As for seniors’ needs, Coy said a needs assessment survey is in the works and – in the meantime, the city could continue its partnership with By the River senior housing community to provide a venue for senior activities.
Councilman Bob McPartlan said he’d like to see the city offer WiFi connectivity in at least Riverview Park – if not citywide.
“I don’t know the cost,” McPartlan said.
Minner said he would investigate.
“We could have our grand pie-in-the-sky ideas,” McPartlan said. He then rhetorically asked from where those funds might come.

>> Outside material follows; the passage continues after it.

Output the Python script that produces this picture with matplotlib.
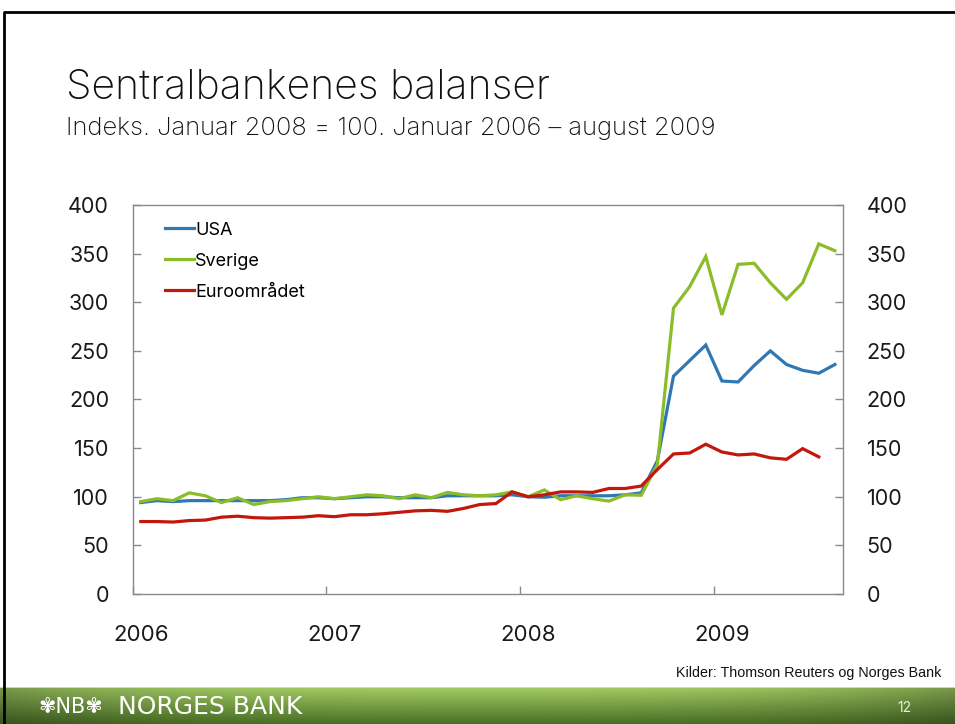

Gillmor resurrected his idea for a water taxi along the waterfront, an idea he had presented at a previous goal-setting workshop. He said he could envision a couple pontoon boats running up and down the lagoon, ferrying people from the city north to the Sebastian Inlet or between waterfront businesses.
“It could be a public-private partnership,” he said.
Hill said he agreed such a service would be nice to have but that he would prefer it be a fully private endeavor.
“I would fear government involvement,” the mayor said.
Wright raised the issue of the city’s franchise agreement with AT&T U-Verse, which currently does not require the company to carry the city’s government channel.
He said other cities in the state are signing contracts with AT&T, requiring the company to carry their government channels.
Wright explained that the issue has been under review for at least eight months without resolution. Every time a Sebastian resident chooses AT&T over Comcast/Xfinity, the city loses a potential viewer of its government channel.
By requiring AT&T to carry the government channel, the city would no longer lose viewers and it would expand its potential audience because the channel would be aired outside the city’s limits, he said.
Donna Keys, a member of the Sebastian River Area Chamber of Commerce, asked the council during the workshop if the public could apply pressure to AT&T to get the government channel broadcast.
Wright was not optimistic it would work, but did not warn her against either.
Other issues raised during the goal setting workshop included reviewing portions of the city’s land development code, looking for potential areas for future annexation, and expanding the city’s utility infrastructure to areas key to economic development such as the Roseland Road side of the Sebastian Municipal Airport.
The council took no official action on any of the items and instead directed to staff to review the goals and provide information at a later date.